Last week, one of the highest profile of the rebel commanders was eliminated – this time not killed by fellow rebels but the regime in an air strike. But the life and death of Abdulkader al-Saleh, who most of us knew as Hajji Marea, was intrinsically linked to the deep divisions in the opposition. We had first met him last year as a co-leader of the Tawhid, one of the largest brigades taking part in the battle for Aleppo. His fame grew rapidly and we would often see the tall and rangy figure, a former honey merchant, at the front lines of fighting in the city.
I travelled with him on a number of occasions when he would maintain that, with international help for the revolution, President Assad could be toppled within weeks.
But as the power of the Islamist groups grew, the power of Tawhid declined. Many of its members were killed or driven out by Isis. Hajji Marea did not confront the Islamists, insisting that doing so would have just led to more bloodshed, and he believed that he could achieve more through mediation.

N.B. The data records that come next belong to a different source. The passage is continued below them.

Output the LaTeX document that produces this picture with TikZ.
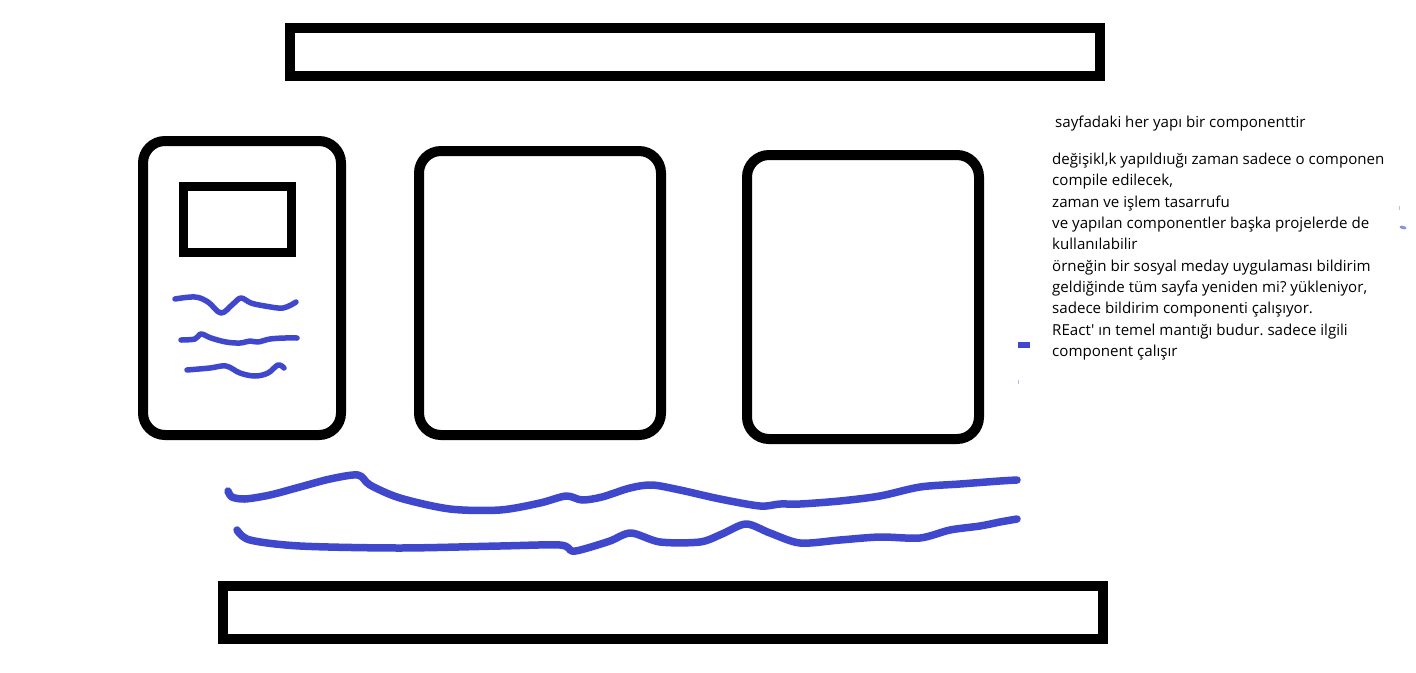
\documentclass[tikz,border=0pt]{standalone}
\usepackage{fontspec}
\setmainfont{Open Sans}
\newfontfamily\notefont{Open Sans}
\frenchspacing
\definecolor{pen}{HTML}{3F48CC}
\definecolor{faint}{HTML}{B8BCEA}
\begin{document}
\begin{tikzpicture}[x=1pt,y=-1pt,
  frame/.style={draw=black,line width=10pt,inner sep=0pt},
  card/.style={frame,rounded corners=22pt},
  ink/.style={draw=pen,line width=5.5pt,line cap=round,line join=round},
  bigink/.style={draw=pen,line width=7.5pt,line cap=round,line join=round},
  note/.style={anchor=north west,inner sep=0pt,align=left,font=\notefont\fontsize{15.1}{21.3}\selectfont}]
\useasboundingbox (0,0) rectangle (1416,672);
\fill[white] (0,0) rectangle (1416,672);
% bars
\node[frame,minimum width=810pt,minimum height=48pt] (top) at (695,52) {};
\node[frame,minimum width=880pt,minimum height=53pt] (bottom) at (663,612.5) {};
% cards
\node[card,minimum width=198pt,minimum height=294pt] (left) at (242,288) {};
\node[frame,line width=9pt,minimum width=108pt,minimum height=66pt] (img) at (237,219) {};
\node[card,minimum width=242pt,minimum height=284pt] (mid) at (540,293) {};
\node[card,minimum width=232pt,minimum height=284pt] (right) at (863,297) {};
% squiggles in left card
\draw[ink] plot[smooth,tension=0.6] coordinates {(175,299) (195,297) (208,302) (221,313) (233,304) (241,298) (251,303) (265,306) (283,308) (296,302)};
\draw[ink] plot[smooth,tension=0.6] coordinates {(181,340) (195,339) (201,334) (211,338) (226,342) (240,343) (250,341) (258,342) (270,339) (285,338) (297,338)};
\draw[ink] plot[smooth,tension=0.6] coordinates {(187,370) (210,368) (226,366) (240,373) (255,376) (268,373) (278,365) (284,368)};
% big squiggles
\draw[bigink] plot[smooth,tension=0.5] coordinates {(228,491) (232,497) (245,499) (270,495) (300,487) (330,479) (358,475) (370,485) (400,498) (450,509) (500,510) (540,503) (566,496) (582,500) (602,497) (630,488) (652,485) (680,490) (720,499) (760,506) (780,504) (800,504) (840,501) (880,496) (920,487) (960,484) (1000,481) (1017,480)};
\draw[bigink] plot[smooth,tension=0.5] coordinates {(237,530) (250,540) (300,546) (400,548) (500,546) (560,545) (572,551) (584,549) (610,541) (631,533) (660,542) (700,542) (722,534) (746,524) (770,533) (800,543) (840,540) (880,537) (920,538) (950,530) (980,526) (1000,522) (1017,519)};
% small marks
\draw[ink,line cap=butt,line width=6pt] (1018,345) -- (1030,345);
\draw[faint,line width=1pt] (1018,380) -- (1018,384);
\draw[faint,line width=1pt] (1399,206) -- (1399,210);
\draw[draw=pen!60,line width=3pt,line cap=round] (1401,227) -- (1405,228);
% text
\node[note] (t1) at (1055,116) {sayfadaki her yapı bir componenttir};
\node[note] (t2) at (1052,153) {değişikl,k yapıldıuğı zaman sadece o componen\\
compile edilecek,\\
zaman ve işlem tasarrufu\\
ve yapılan componentler başka projelerde de\\
kullanılabilir\\
örneğin bir sosyal meday uygulaması bildirim\\
geldiğinde tüm sayfa yeniden mi? yükleniyor,\\
sadece bildirim componenti çalışıyor.\\
REact' ın temel mantığı budur. sadece ilgili\\
component çalışır};
\end{tikzpicture}
\end{document}
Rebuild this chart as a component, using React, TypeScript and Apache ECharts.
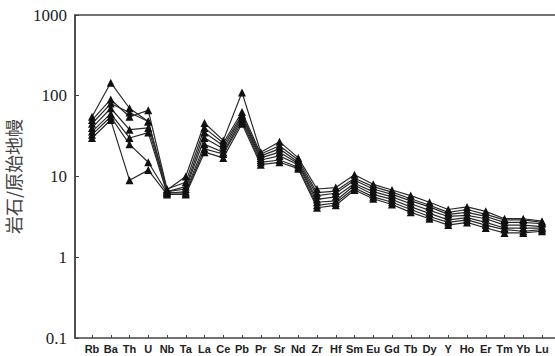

Not everyone supported his stance. One of them, Abu Haitham, who left Syria disillusioned and is now staying across the border in Turkey, reflected: “I felt sorry, of course, on a personal level for Hajji Marea’s death, but at the end many of us felt that he gave up what we as a khatiba (battalion) stood for, he gave in to the Salafis. Who knows who gave his location to regime so they could kill him?”
But others also bear much responsibility. George Sabra, until recently the acting president of the Syrian National Coalition, the opposition government in exile which replaced the dysfunctional National Council, gave a fulsome public eulogy for the dead commander.
But the disunity of the opposition politicians has ensured they lack authority in the rebel-held parts of the country, allowing the extremists to hold sway.
And what of the Western states which encouraged Syrians to rise up and then did little while the Gulf states armed al-Nusra and Isis?
In an interview with my colleague from The Daily Telegraph Richard Spencer, Hajji Marea had been scathingly dismissive of the type of aid that was being given to the rebels by Britain. “Mr Hague after all this bombing of the city said he would send us ‘communications devices’. It’s like coming to a man who is dying and offering him sunglasses.”
There is a price to pay for this. Syria has now superseded Pakistan as the first choice of Muslims from the UK seeking terrorist training. They post messages on social networks inviting other to join the “five-star jihad”.
The head of MI5, Andrew Parker, has echoed his predecessor in pointing out the risk that this development poses to Britain.
The moderate fighters in Syria, meanwhile, feel that they have been abandoned by the West where public opinion increasingly sees all the rebels as extremists.
The West has ensured that Bashar al-Assad has got the enemy he wanted.